Minatos Vater ist vor einigen Jahren bei einem Unfall gestorben, er und seine Mutter Saori leben seitdem zu zweit. In den Tagen nach einem Hochhausbrand in ihrer Straße stellt Saori vermehrt ungewöhnliche Ereignisse fest: Minato kommt mit nur einem Schuh nach Hause. Dann schneidet er sich grob Haarsträhnen ab. Schließlich ist Erde in seiner Thermoskanne. Seine Mutter vermutet zunächst einen Fall von Mobbing. Doch dann scheint der Lehrer Herr Hori hinter all dem zu stecken. Sie spricht bei der Direktorin vor, doch das Gespräch endet in einer absurden Mischung aus unterwürfiger Entschuldigung und empathieloser Phrasendrescherei. Saori fühlt sich und ihre Sorgen nicht ernst genommen. Schließlich deutet Hori an, dass nicht Minato das Mobbingopfer ist, sondern dessen deutlich kleinerer Klassenkamerad Yori von Minato schikaniert wird. Der japanische Regisseur Hirokazu Kore-eda ist eine verlässliche Größe. Mit „Die Unschuld“ (Cinenova, Filmpalette, OmU im OFF Broadway), der seinen Originaltitel „Kaibutsu“ sowie den englischen Verleihtitel „Monster“ dem im Film mehrfach gesungenen Kinderreim „Wer ist das Monster?“ entlehnt, widmet sich Hirokazu Kore-eda erneut Kindern. In dem perspektivischen Verwirrspiel lässt er sich am Ende komplett auf die Sicht der großartig von den beiden Jungdarstellern verkörperten Kinder ein und zeigt außerordentliche Empathie, die durch seinen zugewandten Blick auf Augenhöhe in jeder Einstellung des Films spürbar ist.
Christian Clavier, der ultimative Nachfolger von Grimassenkönig Louis de Funès, gibt in Julien Hervés zweitem Spielfilm „Oh la la – Wer ahnt denn sowas?“ (Cinedom, Cineplex, Residenz, UCI) einen stockkonservativen französischen Spießer, der aufgrund der amourösen Verbandelung seiner Tochter in die Zwickmühle gerät. Denn Frédéric Bouvier Sauvage (Clavier) kann auf einen jahrhundertelangen Stammbaum zurückblicken, der voller ehrwürdiger Herzöge und Würdenträger ist.

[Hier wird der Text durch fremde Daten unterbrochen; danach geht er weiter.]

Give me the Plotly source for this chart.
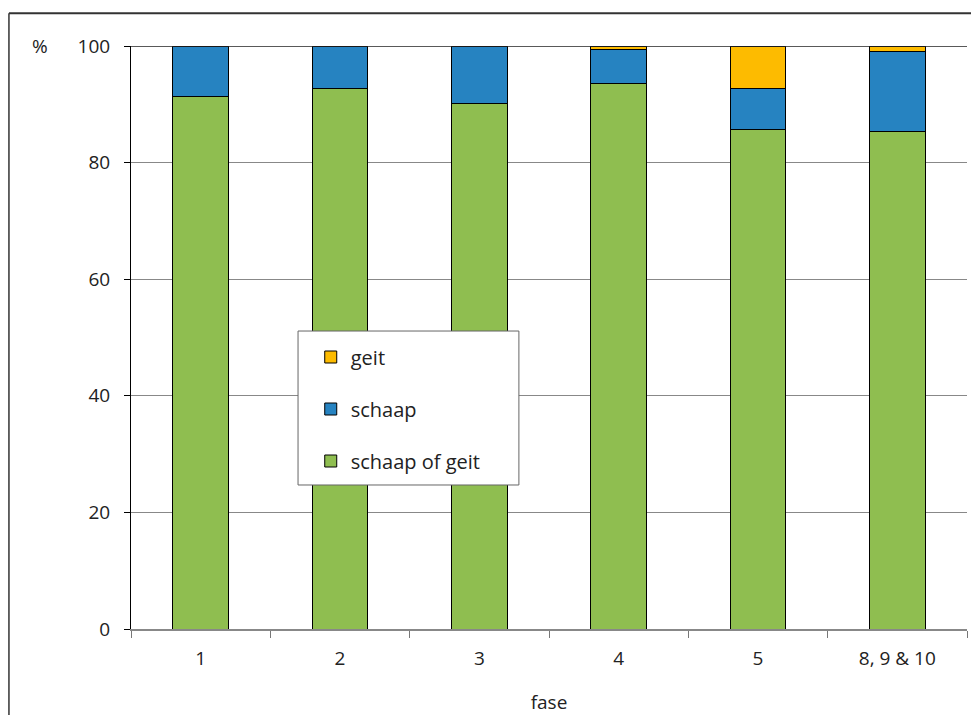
import plotly.graph_objects as go

categories = ["1", "2", "3", "4", "5", "8, 9 & 10"]
schaap_of_geit = [91.4, 92.7, 90.1, 93.6, 85.6, 85.3]
schaap = [8.6, 7.3, 9.9, 5.8, 7.1, 13.7]
geit = [0.0, 0.0, 0.0, 0.6, 7.3, 1.0]
y_ticks = [0, 20, 40, 60, 80, 100]

FONT = "Open Sans, Noto Sans, sans-serif"
line = dict(color="black", width=1)

fig = go.Figure()
fig.add_trace(go.Bar(x=categories, y=schaap_of_geit, name="schaap of geit",
                     marker=dict(color="#8fbe50", line=line), legendgroup="a",
                     legendrank=3))
fig.add_trace(go.Bar(x=categories, y=schaap, name="schaap",
                     marker=dict(color="#2683c1", line=line), legendgroup="b",
                     legendrank=2))
fig.add_trace(go.Bar(x=categories, y=geit, name="geit",
                     marker=dict(color="#fdbb00", line=line), legendgroup="c",
                     legendrank=1))

fig.update_layout(
    barmode="stack",
    bargap=0.6,
    width=963, height=707,
    margin=dict(l=123, r=4, t=38, b=86),
    plot_bgcolor="white", paper_bgcolor="white",
    font=dict(family=FONT, size=19, color="#222"),
    showlegend=True,
    legend=dict(x=0.215, y=0.50, xanchor="left", yanchor="top",
                traceorder="grouped", tracegroupgap=23,
                borderwidth=0, bgcolor="rgba(0,0,0,0)",
                font=dict(size=20, family=FONT, color="#222"),
                itemwidth=30),
    xaxis=dict(title=dict(text="fase", standoff=26, font=dict(size=19)),
               showline=True, linecolor="#888", linewidth=1.5,
               ticks="outside", tickson="boundaries", ticklen=7,
               tickcolor="#777", showgrid=False, range=[-0.5, 5.5],
               ticklabelstandoff=11),
    yaxis=dict(range=[0, 100], tickvals=y_ticks, showline=True,
               linecolor="black", linewidth=1, ticks="outside", ticklen=6,
               tickcolor="black", showgrid=True, gridcolor="#888",
               gridwidth=1, zeroline=False, ticklabelstandoff=10),
    shapes=[
        dict(type="line", xref="paper", yref="paper", x0=-0.146, x1=1.2,
             y0=1.056, y1=1.056, line=dict(color="#333", width=2)),
        dict(type="line", xref="paper", yref="paper", x0=-0.146, x1=-0.146,
             y0=1.056, y1=-0.3, line=dict(color="#333", width=1.5)),
        dict(type="line", xref="paper", yref="y", x0=0, x1=1, y0=100, y1=100,
             line=dict(color="#222", width=1.5)),
        dict(type="rect", xref="paper", yref="paper", x0=0.1998, x1=0.464,
             y0=0.247, y1=0.5111, fillcolor="white", layer="above",
             line=dict(color="#666", width=1)),
    ],
    annotations=[
        dict(text="%", xref="paper", yref="y", x=-0.109, y=100, xanchor="center",
             yanchor="middle", showarrow=False, font=dict(size=19, family=FONT))
    ],
)

fig.write_html("out.html")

Seine Tochter Alice (Chloé Coulloud) hat sich nun aber ausgerechnet in den Sohn eines Autoverkäufers (Didier Bourdon) von niedrigem Stand verguckt. Als sich die jeweiligen Elternpaare zum ersten Mal begegnen, platzen die Kinder bereits mit ihren Heiratsplänen heraus – und haben den Eltern zur Feier des Tages DNA-Analysen geschenkt, deren Ergebnisse sie selbst noch nicht kennen. Schon beim Öffnen des ersten Umschlags platzt eine Bombe, als sich herausstellt, dass Monsieur Martin zur Hälfte Deutscher ist. Die Komödienkonstellationen stimmen auch in diesem Clavier-Starvehikel wieder und liefern Drehbuchautor Hervé reichlich Gelegenheit, sich über nationale Marotten lustig zu machen. Ein weiteres Elternteil hat argentinische DNS-Spuren, ein anderes britische usw. Daraus schlägt Hervé Gags aufgrund der bekannten nationalen Stereotypen, vergisst dabei aber auch nicht, insbesondere den Franzosen gehörig eins überzubraten.
Außerdem neu in den Kinos: Christopher Zallas wahre Superpauker-Geschichte „Radical - Eine Klasse für sich“ (Cinenova, Odeon, Bonner Kinemathek), Peter Otts und Ute Holls schräge Netzwerk-Story „Die Amitié“ (Filmpalette), Davide Ferrarios Deko „Umberto Eco - Eine Bibliothek der Welt“ (Odeon, am 21.3. mit dem Regisseur), Kristoffer Borglis skurrile Tragikomödie „Dream Scenario“ (Cinedom, Filmpalette, Lichtspiele Kalk), Gil Kenans Geisterjäger-Sequel „Ghostbusters: Frozen Empire“ (Autokino Porz, Cinedom, Cineplex, UCI) und Nicol Paones Krimikomödie „The Kill Room“ (Cinedom, Cineplex, UCI).